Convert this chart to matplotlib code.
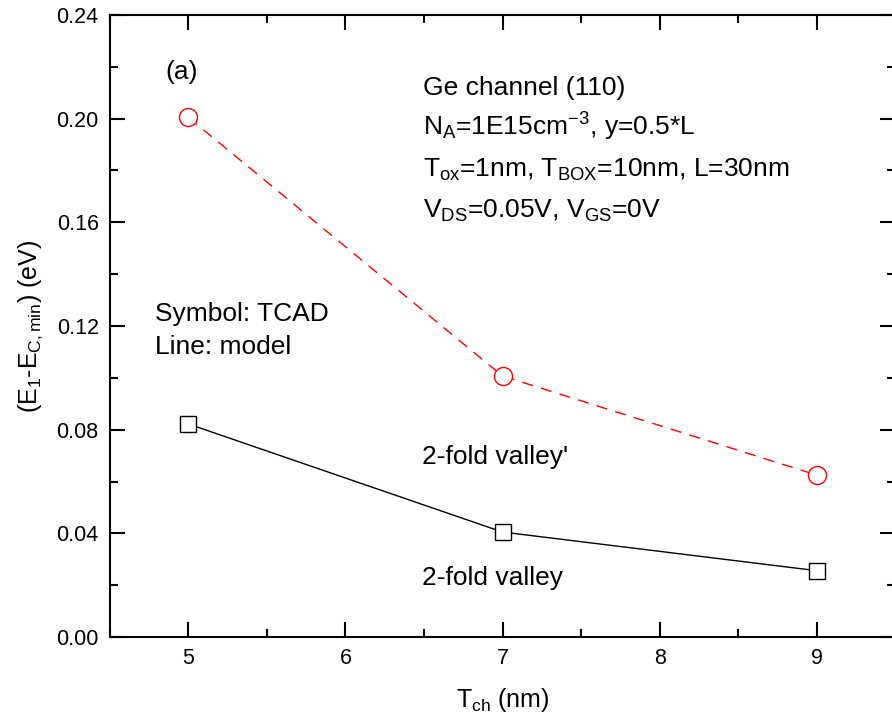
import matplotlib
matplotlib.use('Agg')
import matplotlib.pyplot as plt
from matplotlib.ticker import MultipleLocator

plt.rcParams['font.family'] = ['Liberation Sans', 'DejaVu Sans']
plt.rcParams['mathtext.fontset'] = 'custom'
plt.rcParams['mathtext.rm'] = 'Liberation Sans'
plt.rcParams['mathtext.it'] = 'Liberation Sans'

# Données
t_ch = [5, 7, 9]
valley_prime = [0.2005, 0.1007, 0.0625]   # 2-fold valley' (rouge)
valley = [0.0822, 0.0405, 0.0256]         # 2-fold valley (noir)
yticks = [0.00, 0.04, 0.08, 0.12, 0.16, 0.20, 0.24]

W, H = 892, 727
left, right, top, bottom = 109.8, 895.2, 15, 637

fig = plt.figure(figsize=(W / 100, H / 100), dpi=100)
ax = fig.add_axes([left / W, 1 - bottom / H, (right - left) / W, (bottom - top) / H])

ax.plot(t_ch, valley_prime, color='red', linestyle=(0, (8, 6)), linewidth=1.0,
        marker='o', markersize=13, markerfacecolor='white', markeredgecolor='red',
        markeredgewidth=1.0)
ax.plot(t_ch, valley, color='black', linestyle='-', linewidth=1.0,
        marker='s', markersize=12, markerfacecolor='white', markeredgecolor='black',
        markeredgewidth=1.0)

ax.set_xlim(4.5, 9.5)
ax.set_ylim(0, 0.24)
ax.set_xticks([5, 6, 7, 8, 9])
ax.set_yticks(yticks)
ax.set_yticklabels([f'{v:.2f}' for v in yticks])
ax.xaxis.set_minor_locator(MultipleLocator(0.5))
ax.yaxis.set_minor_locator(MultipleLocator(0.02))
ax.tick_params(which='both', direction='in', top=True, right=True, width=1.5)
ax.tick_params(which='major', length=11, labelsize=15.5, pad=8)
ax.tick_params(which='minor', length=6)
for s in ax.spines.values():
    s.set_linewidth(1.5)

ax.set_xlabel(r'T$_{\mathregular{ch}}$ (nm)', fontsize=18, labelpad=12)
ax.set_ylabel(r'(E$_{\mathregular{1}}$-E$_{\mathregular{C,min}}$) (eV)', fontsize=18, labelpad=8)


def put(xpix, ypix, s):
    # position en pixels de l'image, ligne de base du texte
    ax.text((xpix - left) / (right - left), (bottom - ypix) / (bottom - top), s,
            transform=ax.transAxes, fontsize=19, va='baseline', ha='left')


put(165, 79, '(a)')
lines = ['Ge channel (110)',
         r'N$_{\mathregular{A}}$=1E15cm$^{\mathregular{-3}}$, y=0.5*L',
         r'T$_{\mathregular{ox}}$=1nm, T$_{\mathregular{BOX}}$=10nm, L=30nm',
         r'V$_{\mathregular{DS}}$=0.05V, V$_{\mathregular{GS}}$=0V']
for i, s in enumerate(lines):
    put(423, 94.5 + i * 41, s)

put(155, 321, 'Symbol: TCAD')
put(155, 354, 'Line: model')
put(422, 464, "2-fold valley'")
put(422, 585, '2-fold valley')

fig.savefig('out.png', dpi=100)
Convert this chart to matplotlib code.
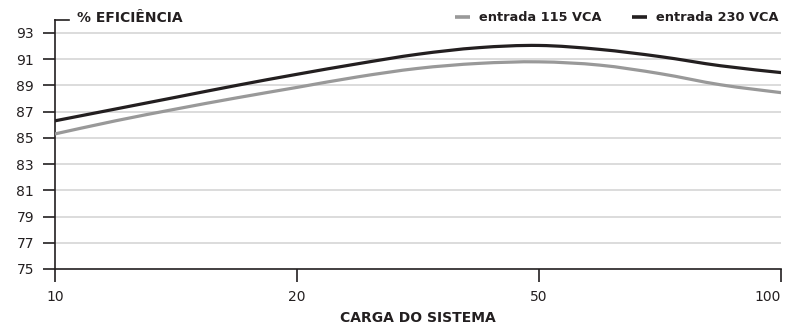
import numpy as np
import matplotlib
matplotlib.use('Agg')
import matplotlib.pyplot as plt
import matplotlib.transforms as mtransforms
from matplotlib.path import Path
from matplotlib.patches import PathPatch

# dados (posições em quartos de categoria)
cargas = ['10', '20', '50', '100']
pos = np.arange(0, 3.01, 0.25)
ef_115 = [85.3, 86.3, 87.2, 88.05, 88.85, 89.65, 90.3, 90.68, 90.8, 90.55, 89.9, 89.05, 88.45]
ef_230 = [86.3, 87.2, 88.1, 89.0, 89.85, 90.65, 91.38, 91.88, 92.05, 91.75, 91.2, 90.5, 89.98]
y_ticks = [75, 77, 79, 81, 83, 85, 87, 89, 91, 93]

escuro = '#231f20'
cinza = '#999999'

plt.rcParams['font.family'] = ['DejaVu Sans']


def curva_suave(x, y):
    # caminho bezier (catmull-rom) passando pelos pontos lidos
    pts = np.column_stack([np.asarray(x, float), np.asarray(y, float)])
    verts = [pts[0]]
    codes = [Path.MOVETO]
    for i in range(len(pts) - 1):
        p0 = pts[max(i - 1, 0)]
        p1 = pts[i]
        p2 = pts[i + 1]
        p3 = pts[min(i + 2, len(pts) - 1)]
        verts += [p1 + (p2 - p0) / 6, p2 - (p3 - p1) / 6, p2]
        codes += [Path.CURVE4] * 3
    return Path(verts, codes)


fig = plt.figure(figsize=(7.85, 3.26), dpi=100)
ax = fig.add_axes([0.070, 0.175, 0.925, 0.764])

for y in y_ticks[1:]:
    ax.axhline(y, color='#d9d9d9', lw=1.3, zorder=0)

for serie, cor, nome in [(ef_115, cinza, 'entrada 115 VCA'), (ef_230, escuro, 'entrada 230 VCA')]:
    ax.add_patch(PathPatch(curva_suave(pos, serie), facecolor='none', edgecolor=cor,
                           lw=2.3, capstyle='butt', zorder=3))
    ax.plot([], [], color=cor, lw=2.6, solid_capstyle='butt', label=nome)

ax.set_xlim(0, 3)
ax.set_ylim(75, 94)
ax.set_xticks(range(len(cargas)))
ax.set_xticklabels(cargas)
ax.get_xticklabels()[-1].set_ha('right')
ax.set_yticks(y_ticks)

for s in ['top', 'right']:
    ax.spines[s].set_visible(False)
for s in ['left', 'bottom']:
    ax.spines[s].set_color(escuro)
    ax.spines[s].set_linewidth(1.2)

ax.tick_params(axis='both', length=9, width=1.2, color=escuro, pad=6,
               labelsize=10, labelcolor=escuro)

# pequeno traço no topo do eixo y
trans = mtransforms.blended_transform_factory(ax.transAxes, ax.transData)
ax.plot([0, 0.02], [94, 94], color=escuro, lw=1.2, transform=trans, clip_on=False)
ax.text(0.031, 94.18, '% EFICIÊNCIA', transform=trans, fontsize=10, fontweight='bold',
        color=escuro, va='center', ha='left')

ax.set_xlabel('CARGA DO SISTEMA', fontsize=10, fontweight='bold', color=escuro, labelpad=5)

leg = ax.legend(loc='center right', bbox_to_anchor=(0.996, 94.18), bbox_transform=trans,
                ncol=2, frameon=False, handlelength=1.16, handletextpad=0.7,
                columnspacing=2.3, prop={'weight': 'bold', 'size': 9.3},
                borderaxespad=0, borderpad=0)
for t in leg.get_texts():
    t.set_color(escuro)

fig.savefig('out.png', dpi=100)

****************

What is needed: Print each of the records above exactly as written, leaving no picture in the copy.

Response to this exercise:
Convert this chart to matplotlib code.
import matplotlib
matplotlib.use('Agg')
import matplotlib.pyplot as plt
from matplotlib.ticker import MultipleLocator

plt.rcParams['font.family'] = ['Liberation Sans', 'DejaVu Sans']
plt.rcParams['mathtext.fontset'] = 'custom'
plt.rcParams['mathtext.rm'] = 'Liberation Sans'
plt.rcParams['mathtext.it'] = 'Liberation Sans'

# Données
t_ch = [5, 7, 9]
valley_prime = [0.2005, 0.1007, 0.0625]   # 2-fold valley' (rouge)
valley = [0.0822, 0.0405, 0.0256]         # 2-fold valley (noir)
yticks = [0.00, 0.04, 0.08, 0.12, 0.16, 0.20, 0.24]

W, H = 892, 727
left, right, top, bottom = 109.8, 895.2, 15, 637

fig = plt.figure(figsize=(W / 100, H / 100), dpi=100)
ax = fig.add_axes([left / W, 1 - bottom / H, (right - left) / W, (bottom - top) / H])

ax.plot(t_ch, valley_prime, color='red', linestyle=(0, (8, 6)), linewidth=1.0,
        marker='o', markersize=13, markerfacecolor='white', markeredgecolor='red',
        markeredgewidth=1.0)
ax.plot(t_ch, valley, color='black', linestyle='-', linewidth=1.0,
        marker='s', markersize=12, markerfacecolor='white', markeredgecolor='black',
        markeredgewidth=1.0)

ax.set_xlim(4.5, 9.5)
ax.set_ylim(0, 0.24)
ax.set_xticks([5, 6, 7, 8, 9])
ax.set_yticks(yticks)
ax.set_yticklabels([f'{v:.2f}' for v in yticks])
ax.xaxis.set_minor_locator(MultipleLocator(0.5))
ax.yaxis.set_minor_locator(MultipleLocator(0.02))
ax.tick_params(which='both', direction='in', top=True, right=True, width=1.5)
ax.tick_params(which='major', length=11, labelsize=15.5, pad=8)
ax.tick_params(which='minor', length=6)
for s in ax.spines.values():
    s.set_linewidth(1.5)

ax.set_xlabel(r'T$_{\mathregular{ch}}$ (nm)', fontsize=18, labelpad=12)
ax.set_ylabel(r'(E$_{\mathregular{1}}$-E$_{\mathregular{C,min}}$) (eV)', fontsize=18, labelpad=8)


def put(xpix, ypix, s):
    # position en pixels de l'image, ligne de base du texte
    ax.text((xpix - left) / (right - left), (bottom - ypix) / (bottom - top), s,
            transform=ax.transAxes, fontsize=19, va='baseline', ha='left')


put(165, 79, '(a)')
lines = ['Ge channel (110)',
         r'N$_{\mathregular{A}}$=1E15cm$^{\mathregular{-3}}$, y=0.5*L',
         r'T$_{\mathregular{ox}}$=1nm, T$_{\mathregular{BOX}}$=10nm, L=30nm',
         r'V$_{\mathregular{DS}}$=0.05V, V$_{\mathregular{GS}}$=0V']
for i, s in enumerate(lines):
    put(423, 94.5 + i * 41, s)

put(155, 321, 'Symbol: TCAD')
put(155, 354, 'Line: model')
put(422, 464, "2-fold valley'")
put(422, 585, '2-fold valley')

fig.savefig('out.png', dpi=100)
Convert this chart to matplotlib code.
import numpy as np
import matplotlib
matplotlib.use('Agg')
import matplotlib.pyplot as plt
import matplotlib.transforms as mtransforms
from matplotlib.path import Path
from matplotlib.patches import PathPatch

# dados (posições em quartos de categoria)
cargas = ['10', '20', '50', '100']
pos = np.arange(0, 3.01, 0.25)
ef_115 = [85.3, 86.3, 87.2, 88.05, 88.85, 89.65, 90.3, 90.68, 90.8, 90.55, 89.9, 89.05, 88.45]
ef_230 = [86.3, 87.2, 88.1, 89.0, 89.85, 90.65, 91.38, 91.88, 92.05, 91.75, 91.2, 90.5, 89.98]
y_ticks = [75, 77, 79, 81, 83, 85, 87, 89, 91, 93]

escuro = '#231f20'
cinza = '#999999'

plt.rcParams['font.family'] = ['DejaVu Sans']


def curva_suave(x, y):
    # caminho bezier (catmull-rom) passando pelos pontos lidos
    pts = np.column_stack([np.asarray(x, float), np.asarray(y, float)])
    verts = [pts[0]]
    codes = [Path.MOVETO]
    for i in range(len(pts) - 1):
        p0 = pts[max(i - 1, 0)]
        p1 = pts[i]
        p2 = pts[i + 1]
        p3 = pts[min(i + 2, len(pts) - 1)]
        verts += [p1 + (p2 - p0) / 6, p2 - (p3 - p1) / 6, p2]
        codes += [Path.CURVE4] * 3
    return Path(verts, codes)


fig = plt.figure(figsize=(7.85, 3.26), dpi=100)
ax = fig.add_axes([0.070, 0.175, 0.925, 0.764])

for y in y_ticks[1:]:
    ax.axhline(y, color='#d9d9d9', lw=1.3, zorder=0)

for serie, cor, nome in [(ef_115, cinza, 'entrada 115 VCA'), (ef_230, escuro, 'entrada 230 VCA')]:
    ax.add_patch(PathPatch(curva_suave(pos, serie), facecolor='none', edgecolor=cor,
                           lw=2.3, capstyle='butt', zorder=3))
    ax.plot([], [], color=cor, lw=2.6, solid_capstyle='butt', label=nome)

ax.set_xlim(0, 3)
ax.set_ylim(75, 94)
ax.set_xticks(range(len(cargas)))
ax.set_xticklabels(cargas)
ax.get_xticklabels()[-1].set_ha('right')
ax.set_yticks(y_ticks)

for s in ['top', 'right']:
    ax.spines[s].set_visible(False)
for s in ['left', 'bottom']:
    ax.spines[s].set_color(escuro)
    ax.spines[s].set_linewidth(1.2)

ax.tick_params(axis='both', length=9, width=1.2, color=escuro, pad=6,
               labelsize=10, labelcolor=escuro)

# pequeno traço no topo do eixo y
trans = mtransforms.blended_transform_factory(ax.transAxes, ax.transData)
ax.plot([0, 0.02], [94, 94], color=escuro, lw=1.2, transform=trans, clip_on=False)
ax.text(0.031, 94.18, '% EFICIÊNCIA', transform=trans, fontsize=10, fontweight='bold',
        color=escuro, va='center', ha='left')

ax.set_xlabel('CARGA DO SISTEMA', fontsize=10, fontweight='bold', color=escuro, labelpad=5)

leg = ax.legend(loc='center right', bbox_to_anchor=(0.996, 94.18), bbox_transform=trans,
                ncol=2, frameon=False, handlelength=1.16, handletextpad=0.7,
                columnspacing=2.3, prop={'weight': 'bold', 'size': 9.3},
                borderaxespad=0, borderpad=0)
for t in leg.get_texts():
    t.set_color(escuro)

fig.savefig('out.png', dpi=100)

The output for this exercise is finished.